(Exercise) Only the lines from the start of the data through the line with "280, 300, 320];" belong in the copy. Restate them word for word, minus the pictures.

(Data lines)
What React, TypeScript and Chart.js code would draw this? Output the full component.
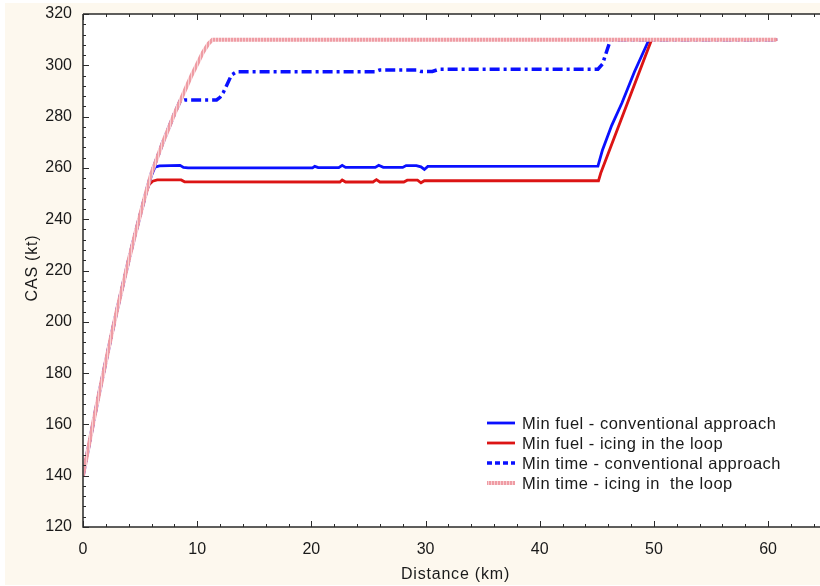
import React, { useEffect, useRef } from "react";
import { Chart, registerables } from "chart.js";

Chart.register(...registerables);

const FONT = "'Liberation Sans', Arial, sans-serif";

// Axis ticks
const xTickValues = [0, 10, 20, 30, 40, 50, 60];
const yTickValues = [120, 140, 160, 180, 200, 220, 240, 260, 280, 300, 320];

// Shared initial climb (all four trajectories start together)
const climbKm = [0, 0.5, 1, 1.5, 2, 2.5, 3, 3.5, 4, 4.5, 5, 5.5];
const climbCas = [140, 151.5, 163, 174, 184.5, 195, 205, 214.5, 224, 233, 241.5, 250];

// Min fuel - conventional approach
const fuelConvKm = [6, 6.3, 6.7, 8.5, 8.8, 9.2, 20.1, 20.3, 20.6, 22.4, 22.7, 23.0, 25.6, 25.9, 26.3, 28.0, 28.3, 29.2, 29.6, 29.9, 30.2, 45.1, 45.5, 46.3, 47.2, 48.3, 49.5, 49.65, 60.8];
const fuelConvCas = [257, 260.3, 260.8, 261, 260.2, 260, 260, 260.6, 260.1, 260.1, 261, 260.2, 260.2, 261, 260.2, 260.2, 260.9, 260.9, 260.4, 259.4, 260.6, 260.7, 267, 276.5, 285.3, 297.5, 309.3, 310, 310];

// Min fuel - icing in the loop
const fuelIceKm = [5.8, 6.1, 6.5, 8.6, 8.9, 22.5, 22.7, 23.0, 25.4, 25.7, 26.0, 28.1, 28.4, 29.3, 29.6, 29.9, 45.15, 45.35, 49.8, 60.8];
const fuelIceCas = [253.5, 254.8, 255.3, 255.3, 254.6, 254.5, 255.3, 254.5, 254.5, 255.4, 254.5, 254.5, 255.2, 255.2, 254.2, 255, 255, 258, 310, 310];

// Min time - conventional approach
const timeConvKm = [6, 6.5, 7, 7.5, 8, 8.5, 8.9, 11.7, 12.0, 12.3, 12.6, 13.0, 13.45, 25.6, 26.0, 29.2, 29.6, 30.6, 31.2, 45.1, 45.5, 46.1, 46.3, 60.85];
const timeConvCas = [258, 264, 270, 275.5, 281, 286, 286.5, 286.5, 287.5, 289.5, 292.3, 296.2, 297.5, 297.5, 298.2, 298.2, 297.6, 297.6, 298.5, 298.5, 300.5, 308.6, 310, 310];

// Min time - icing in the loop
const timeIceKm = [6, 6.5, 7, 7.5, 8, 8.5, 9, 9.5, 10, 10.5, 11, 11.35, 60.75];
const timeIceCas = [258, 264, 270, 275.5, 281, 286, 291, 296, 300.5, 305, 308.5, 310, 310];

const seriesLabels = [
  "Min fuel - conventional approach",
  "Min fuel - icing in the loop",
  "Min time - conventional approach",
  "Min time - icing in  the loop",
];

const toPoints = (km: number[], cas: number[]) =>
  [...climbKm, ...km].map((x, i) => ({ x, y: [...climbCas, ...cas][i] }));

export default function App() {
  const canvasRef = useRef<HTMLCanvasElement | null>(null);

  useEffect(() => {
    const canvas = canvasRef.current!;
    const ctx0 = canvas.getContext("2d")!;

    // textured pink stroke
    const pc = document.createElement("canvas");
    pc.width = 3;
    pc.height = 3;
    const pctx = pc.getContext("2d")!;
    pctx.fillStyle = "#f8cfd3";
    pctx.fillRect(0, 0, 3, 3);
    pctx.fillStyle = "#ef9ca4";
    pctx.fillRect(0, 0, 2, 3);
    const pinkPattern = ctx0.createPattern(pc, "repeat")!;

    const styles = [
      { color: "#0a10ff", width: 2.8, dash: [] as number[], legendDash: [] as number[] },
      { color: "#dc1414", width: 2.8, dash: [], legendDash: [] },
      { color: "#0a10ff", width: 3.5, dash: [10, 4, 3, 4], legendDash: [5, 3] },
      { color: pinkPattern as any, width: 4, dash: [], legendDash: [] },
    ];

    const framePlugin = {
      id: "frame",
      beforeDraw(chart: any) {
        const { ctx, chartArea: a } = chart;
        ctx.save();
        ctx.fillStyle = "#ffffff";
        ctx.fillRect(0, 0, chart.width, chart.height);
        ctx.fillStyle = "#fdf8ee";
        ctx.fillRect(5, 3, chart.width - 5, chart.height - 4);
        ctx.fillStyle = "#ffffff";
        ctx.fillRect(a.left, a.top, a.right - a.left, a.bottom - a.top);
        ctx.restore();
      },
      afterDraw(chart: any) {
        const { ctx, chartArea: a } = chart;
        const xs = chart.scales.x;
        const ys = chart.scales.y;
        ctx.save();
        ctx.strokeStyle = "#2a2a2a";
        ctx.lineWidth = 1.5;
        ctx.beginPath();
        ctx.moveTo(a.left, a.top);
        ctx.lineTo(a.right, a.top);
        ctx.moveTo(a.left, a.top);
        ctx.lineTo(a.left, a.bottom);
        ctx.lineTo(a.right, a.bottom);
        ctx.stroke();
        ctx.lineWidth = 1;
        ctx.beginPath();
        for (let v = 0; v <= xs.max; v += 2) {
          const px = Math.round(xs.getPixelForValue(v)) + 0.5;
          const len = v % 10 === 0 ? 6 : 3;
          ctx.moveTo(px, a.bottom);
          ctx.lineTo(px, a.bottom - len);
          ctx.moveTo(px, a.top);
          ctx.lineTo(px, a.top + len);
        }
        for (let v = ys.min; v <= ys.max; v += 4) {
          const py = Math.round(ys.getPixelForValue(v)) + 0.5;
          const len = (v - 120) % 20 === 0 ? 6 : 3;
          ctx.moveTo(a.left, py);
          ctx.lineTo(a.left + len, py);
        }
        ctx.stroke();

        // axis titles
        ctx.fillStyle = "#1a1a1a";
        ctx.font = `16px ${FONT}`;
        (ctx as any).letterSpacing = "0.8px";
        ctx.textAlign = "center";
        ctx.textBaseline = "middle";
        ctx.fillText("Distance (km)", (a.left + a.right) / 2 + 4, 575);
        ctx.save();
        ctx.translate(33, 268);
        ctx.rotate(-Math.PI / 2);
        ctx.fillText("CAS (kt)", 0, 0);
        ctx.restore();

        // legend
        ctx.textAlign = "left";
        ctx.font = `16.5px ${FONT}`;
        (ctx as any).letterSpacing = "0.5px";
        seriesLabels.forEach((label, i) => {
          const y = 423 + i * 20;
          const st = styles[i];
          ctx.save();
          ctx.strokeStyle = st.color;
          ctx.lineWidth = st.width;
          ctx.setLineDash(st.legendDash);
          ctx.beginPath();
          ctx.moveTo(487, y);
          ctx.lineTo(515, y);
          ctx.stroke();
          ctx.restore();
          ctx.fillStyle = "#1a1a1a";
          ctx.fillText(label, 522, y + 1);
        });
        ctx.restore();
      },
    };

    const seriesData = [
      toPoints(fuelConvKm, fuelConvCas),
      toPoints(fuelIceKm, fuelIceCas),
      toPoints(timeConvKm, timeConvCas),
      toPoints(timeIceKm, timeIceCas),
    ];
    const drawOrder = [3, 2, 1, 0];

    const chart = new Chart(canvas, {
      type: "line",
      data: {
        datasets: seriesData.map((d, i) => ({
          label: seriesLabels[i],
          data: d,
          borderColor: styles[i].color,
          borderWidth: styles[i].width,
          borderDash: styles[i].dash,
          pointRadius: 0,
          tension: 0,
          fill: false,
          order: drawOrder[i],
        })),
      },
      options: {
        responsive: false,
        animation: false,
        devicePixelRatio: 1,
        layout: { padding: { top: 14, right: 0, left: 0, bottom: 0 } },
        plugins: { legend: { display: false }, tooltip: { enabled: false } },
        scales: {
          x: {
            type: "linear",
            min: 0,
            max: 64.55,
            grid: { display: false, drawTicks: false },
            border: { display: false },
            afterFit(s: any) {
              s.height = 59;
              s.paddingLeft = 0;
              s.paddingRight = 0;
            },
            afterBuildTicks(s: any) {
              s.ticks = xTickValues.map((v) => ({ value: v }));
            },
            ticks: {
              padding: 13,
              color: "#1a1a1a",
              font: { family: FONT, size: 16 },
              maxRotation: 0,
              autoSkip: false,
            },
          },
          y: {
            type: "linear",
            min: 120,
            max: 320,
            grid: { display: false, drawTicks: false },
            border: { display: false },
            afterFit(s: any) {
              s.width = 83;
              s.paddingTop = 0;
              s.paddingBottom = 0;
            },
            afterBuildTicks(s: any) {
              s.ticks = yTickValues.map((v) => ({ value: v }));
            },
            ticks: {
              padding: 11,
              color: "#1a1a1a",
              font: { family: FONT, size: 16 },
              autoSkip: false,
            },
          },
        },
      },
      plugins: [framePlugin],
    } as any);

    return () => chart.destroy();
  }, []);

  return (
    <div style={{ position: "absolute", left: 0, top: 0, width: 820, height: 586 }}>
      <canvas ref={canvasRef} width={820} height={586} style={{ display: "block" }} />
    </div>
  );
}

(Task solution)
What React, TypeScript and Chart.js code would draw this? Output the full component.
import React, { useEffect, useRef } from "react";
import { Chart, registerables } from "chart.js";

Chart.register(...registerables);

const FONT = "'Liberation Sans', Arial, sans-serif";

// Axis ticks
const xTickValues = [0, 10, 20, 30, 40, 50, 60];
const yTickValues = [120, 140, 160, 180, 200, 220, 240, 260, 280, 300, 320];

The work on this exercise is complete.